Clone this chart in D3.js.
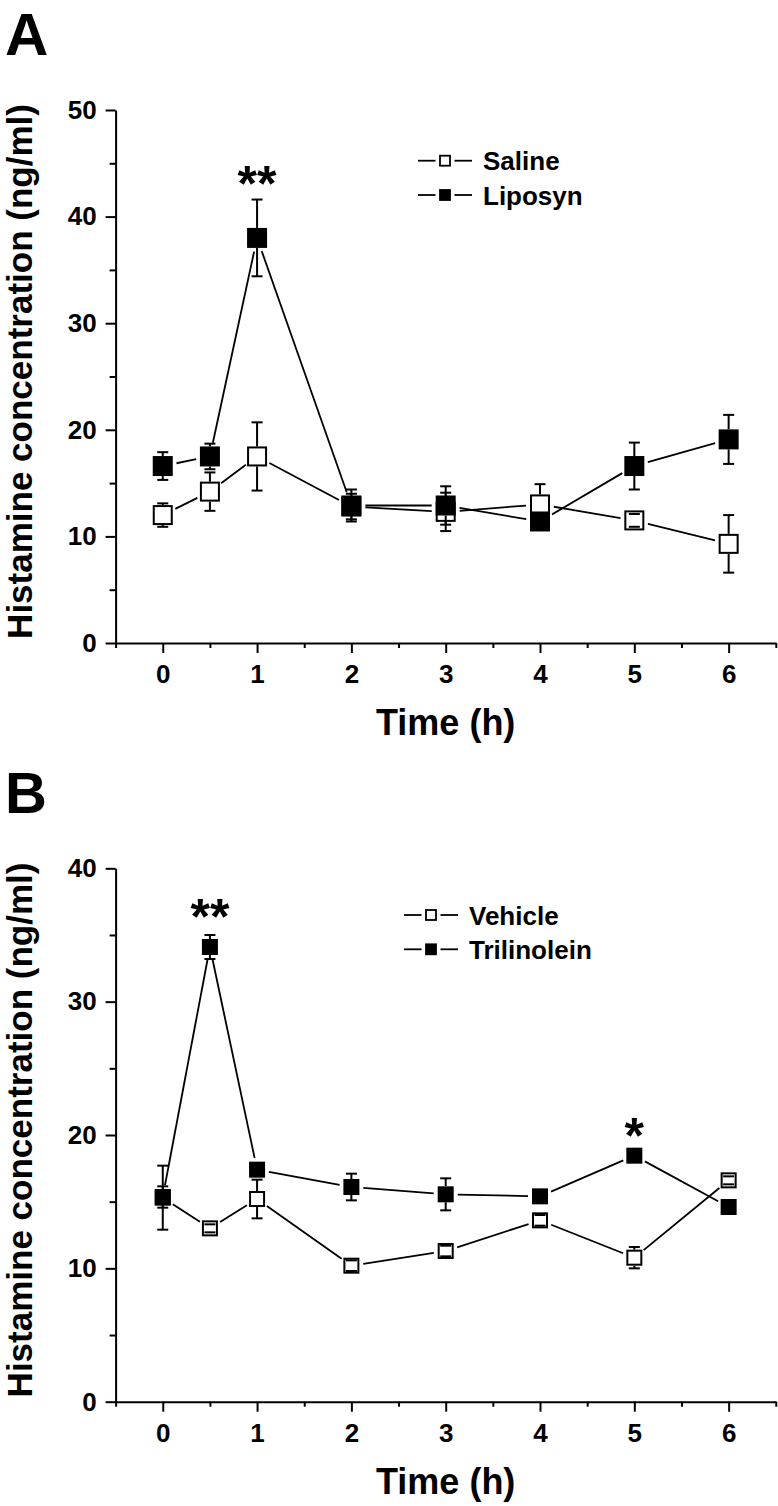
<!DOCTYPE html>
<html>
<head>
<meta charset="utf-8">
<script src="https://cdn.jsdelivr.net/npm/d3@7"></script>
<style>
  body { margin: 0; background: #fff; }
  svg { display: block; }
</style>
</head>
<body>
<div id="chart"></div>
<script>
// sampling times (h)
const times = [0, 0.5, 1, 2, 3, 4, 5, 6];
const xTicks = [0, 1, 2, 3, 4, 5, 6];

// panel A
const salineMean = [12.0, 14.2, 17.5, 12.8, 12.3, 13.0, 11.5, 9.3];
const salineErr = [1.1, 1.8, 3.2, 1.2, 1.8, 1.9, 0.6, 2.7];
const liposynMean = [16.6, 17.5, 38.0, 12.9, 12.9, 11.4, 16.6, 19.1];
const liposynErr = [1.3, 1.2, 3.6, 1.5, 1.8, 0.6, 2.2, 2.3];
const yTicksA = [0, 10, 20, 30, 40, 50];
const starsA = [{ t: 1, y: 43.5, label: "**" }];

// panel B
const vehicleMean = [15.3, 13.0, 15.2, 10.2, 11.3, 13.6, 10.8, 16.6];
const vehicleErr = [2.4, 0.3, 1.45, 0.4, 0.4, 0.4, 0.8, 0.3];
const trilinoleinMean = [15.35, 34.1, 17.4, 16.1, 15.55, 15.4, 18.45, 14.6];
const trilinoleinErr = [0.8, 0.9, 0.4, 1.0, 1.2, 0.3, 0.4, 0.3];
const yTicksB = [0, 10, 20, 30, 40];
const starsB = [{ t: 0.5, y: 36.7, label: "**" }, { t: 5, y: 20.3, label: "*" }];

const FONT = "'Liberation Sans', Arial, Helvetica, sans-serif";
const WIDTH = 778;
const HEIGHT = 1506;

const svg = d3.select("#chart").append("svg")
  .attr("width", WIDTH)
  .attr("height", HEIGHT)
  .style("font-family", FONT)
  .style("font-weight", "bold");

const X_SCALE = d3.scaleLinear().domain([-0.5, 6.5]).range([115.6, 775.8]);

const panels = [
  {
    letter: "A", letterY: 55, letterSize: 60,
    yMax: 50, yTicks: yTicksA, top: 110, bottom: 643, sym: 20,
    series: [
      { name: "Saline", mean: salineMean, err: salineErr, fill: "#fff" },
      { name: "Liposyn", mean: liposynMean, err: liposynErr, fill: "#000" }
    ],
    legend: { x: 418, y: 160.7 },
    stars: starsA
  },
  {
    letter: "B", letterY: 813, letterSize: 58,
    yMax: 40, yTicks: yTicksB, top: 868.3, bottom: 1401.7, sym: 16,
    series: [
      { name: "Vehicle", mean: vehicleMean, err: vehicleErr, fill: "#fff" },
      { name: "Trilinolein", mean: trilinoleinMean, err: trilinoleinErr, fill: "#000" }
    ],
    legend: { x: 404, y: 915 },
    stars: starsB
  }
];

panels.forEach((p) => {
  const Y_SCALE = d3.scaleLinear().domain([0, p.yMax]).range([p.bottom, p.top]);
  const g = svg.append("g");

  // panel letter
  g.append("text")
    .attr("x", 5)
    .attr("y", p.letterY)
    .attr("font-size", p.letterSize)
    .text(p.letter);

  // y axis: minor ticks then major ticks with labels
  const minorY = d3.range(5, p.yMax, 10);
  g.append("g")
    .attr("transform", "translate(" + X_SCALE(-0.5) + ",0)")
    .call(d3.axisLeft(Y_SCALE).tickValues(minorY).tickSize(6).tickFormat(""))
    .call((a) => a.select(".domain").remove());
  g.append("g")
    .attr("transform", "translate(" + X_SCALE(-0.5) + ",0)")
    .call(d3.axisLeft(Y_SCALE).tickValues(p.yTicks).tickFormat(d3.format("d")).tickSize(10).tickSizeOuter(0).tickPadding(9))
    .attr("font-size", 26)
    .attr("font-family", FONT);

  // x axis
  const minorX = d3.range(-0.5, 7, 1);
  g.append("g")
    .attr("transform", "translate(0," + p.bottom + ")")
    .call(d3.axisBottom(X_SCALE).tickValues(minorX).tickSize(5).tickFormat(""))
    .call((a) => a.select(".domain").remove());
  g.append("g")
    .attr("transform", "translate(0," + p.bottom + ")")
    .call(d3.axisBottom(X_SCALE).tickValues(xTicks).tickFormat(d3.format("d")).tickSize(10).tickSizeOuter(0).tickPadding(12))
    .attr("font-size", 26)
    .attr("font-family", FONT);

  g.selectAll(".domain, .tick line").attr("stroke", "#000").attr("stroke-width", 2);
  g.selectAll(".tick text").attr("fill", "#000").attr("font-weight", "bold");

  // axis titles
  g.append("text")
    .attr("x", (X_SCALE(-0.5) + X_SCALE(6.5)) / 2)
    .attr("y", p.bottom + 92)
    .attr("text-anchor", "middle")
    .attr("font-size", 36)
    .text("Time (h)");
  g.append("text")
    .attr("transform", "translate(32," + ((p.top + p.bottom) / 2 - 5) + ") rotate(-90)")
    .attr("text-anchor", "middle")
    .attr("font-size", 35)
    .text("Histamine concentration (ng/ml)");

  const half = p.sym / 2;
  const cap = 5.5;

  p.series.forEach((s) => {
    const pts = times.map((t, i) => ({ x: X_SCALE(t), y: Y_SCALE(s.mean[i]), hi: Y_SCALE(s.mean[i] + s.err[i]), lo: Y_SCALE(s.mean[i] - s.err[i]) }));

    // connecting lines, with a gap around each symbol
    const segs = d3.pairs(pts).map(([a, b]) => {
      const dx = b.x - a.x, dy = b.y - a.y;
      const len = Math.hypot(dx, dy);
      const gap = half + 4;
      return { x1: a.x + dx / len * gap, y1: a.y + dy / len * gap, x2: b.x - dx / len * gap, y2: b.y - dy / len * gap };
    });
    g.selectAll(null).data(segs).enter().append("line")
      .attr("x1", (d) => d.x1).attr("y1", (d) => d.y1)
      .attr("x2", (d) => d.x2).attr("y2", (d) => d.y2)
      .attr("stroke", "#000").attr("stroke-width", 1.8);

    // error stems outside the symbol
    g.selectAll(null).data(pts.filter((d) => d.hi < d.y - half)).enter().append("line")
      .attr("x1", (d) => d.x).attr("x2", (d) => d.x)
      .attr("y1", (d) => d.hi).attr("y2", (d) => d.y - half)
      .attr("stroke", "#000").attr("stroke-width", 2);
    g.selectAll(null).data(pts.filter((d) => d.lo > d.y + half)).enter().append("line")
      .attr("x1", (d) => d.x).attr("x2", (d) => d.x)
      .attr("y1", (d) => d.lo).attr("y2", (d) => d.y + half)
      .attr("stroke", "#000").attr("stroke-width", 2);

    // squares
    g.selectAll(null).data(pts).enter().append("rect")
      .attr("x", (d) => d.x - half + 1)
      .attr("y", (d) => d.y - half + 1)
      .attr("width", p.sym - 2)
      .attr("height", p.sym - 2)
      .attr("fill", s.fill)
      .attr("stroke", "#000")
      .attr("stroke-width", 2);

    // caps
    ["hi", "lo"].forEach((k) => {
      g.selectAll(null).data(pts).enter().append("line")
        .attr("x1", (d) => d.x - cap).attr("x2", (d) => d.x + cap)
        .attr("y1", (d) => d[k]).attr("y2", (d) => d[k])
        .attr("stroke", "#000").attr("stroke-width", 2);
    });
  });

  // legend: line - symbol - line, then label
  const leg = g.append("g").attr("transform", "translate(" + p.legend.x + "," + p.legend.y + ")");
  p.series.forEach((s, i) => {
    const row = leg.append("g").attr("transform", "translate(0," + i * 34.3 + ")");
    [[0, 17.5], [36.5, 54]].forEach(([a, b]) => {
      row.append("line").attr("x1", a).attr("x2", b).attr("y1", 0).attr("y2", 0)
        .attr("stroke", "#000").attr("stroke-width", 1.8);
    });
    row.append("rect").attr("x", 22).attr("y", -5).attr("width", 10).attr("height", 10)
      .attr("fill", s.fill).attr("stroke", "#000").attr("stroke-width", 1.8);
    row.append("text").attr("x", 65).attr("y", 9.5).attr("font-size", 26).text(s.name);
  });

  // significance marks
  g.selectAll(null).data(p.stars).enter().append("text")
    .attr("x", (d) => X_SCALE(d.t))
    .attr("y", (d) => Y_SCALE(d.y) + 0.437 * 50)
    .attr("text-anchor", "middle")
    .attr("font-size", 50)
    .text((d) => d.label);
});
</script>
</body>
</html>
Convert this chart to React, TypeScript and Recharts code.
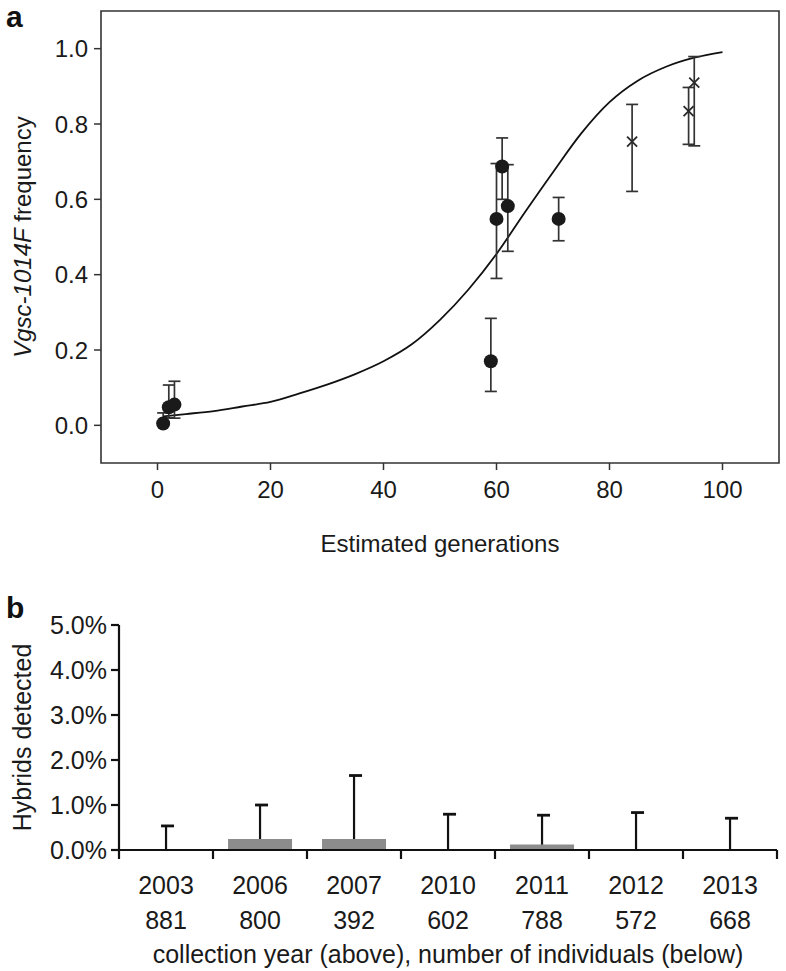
import React from 'react';
import { ComposedChart, Line, Scatter, ErrorBar, XAxis, YAxis, ReferenceArea, BarChart, Bar, ScatterChart } from 'recharts';

const FONT = '"Liberation Sans", Arial, Helvetica, sans-serif';
const FS_A = 24;
const FS_B = 25;

// panel a: fitted curve
const curveGen = [1, 5, 10, 15, 20, 25, 30, 35, 40, 45, 50, 55, 60, 65, 70, 75, 80, 85, 90, 95, 100];
const curveFreq = [0.024, 0.03, 0.038, 0.05, 0.062, 0.084, 0.108, 0.136, 0.17, 0.215, 0.28, 0.36, 0.455, 0.565, 0.672, 0.775, 0.858, 0.915, 0.952, 0.976, 0.991];

// panel a: observed samples (filled circles)
const obsGen = [1, 2, 3, 59, 60, 61, 62, 71];
const obsFreq = [0.005, 0.048, 0.055, 0.17, 0.548, 0.687, 0.582, 0.548];
const obsLow = [0.0, 0.02, 0.019, 0.09, 0.39, 0.6, 0.462, 0.49];
const obsHigh = [0.033, 0.107, 0.117, 0.284, 0.695, 0.763, 0.692, 0.605];

// panel a: crosses
const crossGen = [84, 94, 95];
const crossFreq = [0.753, 0.834, 0.91];
const crossLow = [0.621, 0.746, 0.742];
const crossHigh = [0.852, 0.897, 0.979];

const xTicksA = [0, 20, 40, 60, 80, 100];
const yTicksA = [0, 0.2, 0.4, 0.6, 0.8, 1.0];

// panel b
const years = ['2003', '2006', '2007', '2010', '2011', '2012', '2013'];
const sampleSizes = [881, 800, 392, 602, 788, 572, 668];
const hybridPct = [0, 0.245, 0.245, 0, 0.12, 0, 0];
const upperPct = [0.535, 1.0, 1.655, 0.795, 0.773, 0.832, 0.706];
const yTicksB = [0, 1, 2, 3, 4, 5];

const curveData = curveGen.map((g, i) => ({ gen: g, freq: curveFreq[i] }));
const obsData = obsGen.map((g, i) => ({ gen: g, freq: obsFreq[i], err: [obsFreq[i] - obsLow[i], obsHigh[i] - obsFreq[i]] }));
const crossData = crossGen.map((g, i) => ({ gen: g, freq: crossFreq[i], err: [crossFreq[i] - crossLow[i], crossHigh[i] - crossFreq[i]] }));
const barData = years.map((y, i) => ({ year: y, n: sampleSizes[i], pct: hybridPct[i], hi: upperPct[i] }));
// boundaries (integers) get tick marks, half steps carry the year / n labels
const edgeTicks: number[] = [];
years.forEach((_, i) => { edgeTicks.push(i, i + 0.5); });
edgeTicks.push(years.length);

const tickStyleA = { fontSize: FS_A, fill: '#1a1a1a', fontFamily: FONT };
const tickStyleB = { fontSize: FS_B, fill: '#1a1a1a', fontFamily: FONT };

const Dot = (p: any) => <circle cx={p.cx} cy={p.cy} r={7} fill="#1a1a1a" />;
const XMark = (p: any) => {
  const s = 5;
  return (
    <g stroke="#2a2a2a" strokeWidth={1.8}>
      <line x1={p.cx - s} y1={p.cy - s} x2={p.cx + s} y2={p.cy + s} />
      <line x1={p.cx - s} y1={p.cy + s} x2={p.cx + s} y2={p.cy - s} />
    </g>
  );
};

const YLabelA = (props: any) => {
  const vb = props.viewBox;
  const cx = 31;
  const cy = vb.y + vb.height / 2;
  return (
    <text x={cx} y={cy} transform={`rotate(-90 ${cx} ${cy})`} textAnchor="middle" fontSize={FS_A} fontFamily={FONT} fill="#1a1a1a">
      <tspan fontStyle="italic">Vgsc-1014F</tspan>
      <tspan> frequency</tspan>
    </text>
  );
};

const XLabelA = (props: any) => {
  const vb = props.viewBox;
  return (
    <text x={vb.x + vb.width / 2} y={vb.y + 89} textAnchor="middle" fontSize={FS_A} fontFamily={FONT} fill="#1a1a1a">
      Estimated generations
    </text>
  );
};

const YLabelB = (props: any) => {
  const vb = props.viewBox;
  const cx = 31;
  const cy = vb.y + vb.height / 2;
  return (
    <text x={cx} y={cy} transform={`rotate(-90 ${cx} ${cy})`} textAnchor="middle" fontSize={FS_B} fontFamily={FONT} fill="#1a1a1a">
      Hybrids detected
    </text>
  );
};

const XLabelB = (props: any) => {
  const vb = props.viewBox;
  return (
    <text x={vb.x + vb.width / 2} y={vb.y + 113} textAnchor="middle" fontSize={FS_B} fontFamily={FONT} fill="#1a1a1a">
      collection year (above), number of individuals (below)
    </text>
  );
};

const EdgeTick = (p: any) => {
  const v = p.payload.value;
  if (Number.isInteger(v)) {
    return <line x1={p.x} y1={p.y} x2={p.x} y2={p.y + 9} stroke="#111" strokeWidth={2.2} />;
  }
  const i = Math.floor(v);
  return (
    <g>
      <text x={p.x} y={p.y + 44} textAnchor="middle" fontSize={FS_B} fontFamily={FONT} fill="#1a1a1a">{years[i]}</text>
      <text x={p.x} y={p.y + 79} textAnchor="middle" fontSize={FS_B} fontFamily={FONT} fill="#1a1a1a">{sampleSizes[i]}</text>
    </g>
  );
};

const UpperWhisker = (p: any) => {
  if (p.height == null) return null;
  const cx = p.x + p.width / 2;
  return (
    <g stroke="#111" strokeWidth={2.2}>
      <line x1={cx} y1={p.y + p.height} x2={cx} y2={p.y} />
      <line x1={cx - 5} y1={p.y} x2={cx + 8} y2={p.y} strokeWidth={2.8} />
    </g>
  );
};

export default function App() {
  return (
    <div style={{ position: 'absolute', left: 0, top: 0, width: 786, height: 971, background: '#fff', fontFamily: FONT }}>
      <svg width={40} height={40} style={{ position: 'absolute', left: 0, top: 0 }}>
        <text x={6} y={27} fontSize={30} fontWeight="bold" fontFamily={FONT} fill="#111">a</text>
      </svg>
      <svg width={40} height={40} style={{ position: 'absolute', left: 0, top: 590 }}>
        <text x={6} y={28} fontSize={30} fontWeight="bold" fontFamily={FONT} fill="#111">b</text>
      </svg>

      <div style={{ position: 'absolute', left: 0, top: 0 }}>
        <ComposedChart width={786} height={560} margin={{ top: 11, right: 7, left: 0, bottom: 0 }}>
          <XAxis
            dataKey="gen"
            type="number"
            domain={[-10, 110]}
            ticks={xTicksA}
            allowDataOverflow
            axisLine={false}
            tickSize={7}
            tickMargin={11}
            tickLine={{ stroke: '#333', strokeWidth: 1.5 }}
            tick={tickStyleA}
            height={97}
            label={<XLabelA />}
          />
          <YAxis
            type="number"
            domain={[-0.1, 1.1]}
            ticks={yTicksA}
            allowDataOverflow
            axisLine={false}
            tickSize={7}
            tickMargin={6}
            tickLine={{ stroke: '#333', strokeWidth: 1.5 }}
            tick={tickStyleA}
            tickFormatter={(v: number) => v.toFixed(1)}
            width={101}
            label={<YLabelA />}
          />
          <ReferenceArea x1={-10} x2={110} y1={-0.1} y2={1.1} fill="none" stroke="#333" strokeWidth={1.6} ifOverflow="visible" />
          <Line data={curveData} dataKey="freq" type="monotone" stroke="#111" strokeWidth={1.8} dot={false} isAnimationActive={false} />
          <Scatter data={obsData} dataKey="freq" shape={<Dot />} isAnimationActive={false}>
            <ErrorBar dataKey="err" direction="y" width={6} stroke="#333" strokeWidth={1.7} />
          </Scatter>
          <Scatter data={crossData} dataKey="freq" shape={<XMark />} isAnimationActive={false}>
            <ErrorBar dataKey="err" direction="y" width={6} stroke="#333" strokeWidth={1.7} />
          </Scatter>
        </ComposedChart>
      </div>

      {/* panel b: bars + whiskers */}
      <div style={{ position: 'absolute', left: 0, top: 580 }}>
        <BarChart width={786} height={391} data={barData} margin={{ top: 45, right: 9, left: 0, bottom: 121 }} barCategoryGap="16%">
          <XAxis xAxisId="cat" dataKey="year" hide height={0} />
          <XAxis xAxisId="whisk" dataKey="year" hide height={0} />
          <YAxis
            domain={[0, 5]}
            ticks={yTicksB}
            width={119}
            axisLine={{ stroke: '#111', strokeWidth: 2.2 }}
            tickLine={{ stroke: '#111', strokeWidth: 2.2 }}
            tickSize={8}
            tickMargin={4}
            tick={tickStyleB}
            tickFormatter={(v: number) => v.toFixed(1) + '%'}
            label={<YLabelB />}
          />
          <Bar xAxisId="whisk" dataKey="hi" fill="none" shape={<UpperWhisker />} isAnimationActive={false} />
          <Bar xAxisId="cat" dataKey="pct" fill="#8c8c8c" isAnimationActive={false} />
        </BarChart>
      </div>

      {/* panel b: x axis with category boundaries */}
      <div style={{ position: 'absolute', left: 0, top: 580, pointerEvents: 'none' }}>
        <ScatterChart width={786} height={391} margin={{ top: 45, right: 9, left: 119, bottom: 0 }}>
          <XAxis
            type="number"
            dataKey="x"
            domain={[0, years.length]}
            allowDataOverflow
            ticks={edgeTicks}
            interval={0}
            height={121}
            axisLine={{ stroke: '#111', strokeWidth: 2.2 }}
            tickLine={false}
            tickSize={0}
            tickMargin={0}
            tick={<EdgeTick />}
            label={<XLabelB />}
          />
          <YAxis type="number" dataKey="y" domain={[0, 5]} hide />
          <Scatter data={[]} isAnimationActive={false} />
        </ScatterChart>
      </div>
    </div>
  );
}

What you should do: From the listing above, repeat only the lines between the line containing "Convert this chart" and the line containing "0.952, 0.976, 0.991];", those two included. Pictures are not part of the copy.

Solution to the exercise:
Convert this chart to React, TypeScript and Recharts code.
import React from 'react';
import { ComposedChart, Line, Scatter, ErrorBar, XAxis, YAxis, ReferenceArea, BarChart, Bar, ScatterChart } from 'recharts';

const FONT = '"Liberation Sans", Arial, Helvetica, sans-serif';
const FS_A = 24;
const FS_B = 25;

// panel a: fitted curve
const curveGen = [1, 5, 10, 15, 20, 25, 30, 35, 40, 45, 50, 55, 60, 65, 70, 75, 80, 85, 90, 95, 100];
const curveFreq = [0.024, 0.03, 0.038, 0.05, 0.062, 0.084, 0.108, 0.136, 0.17, 0.215, 0.28, 0.36, 0.455, 0.565, 0.672, 0.775, 0.858, 0.915, 0.952, 0.976, 0.991];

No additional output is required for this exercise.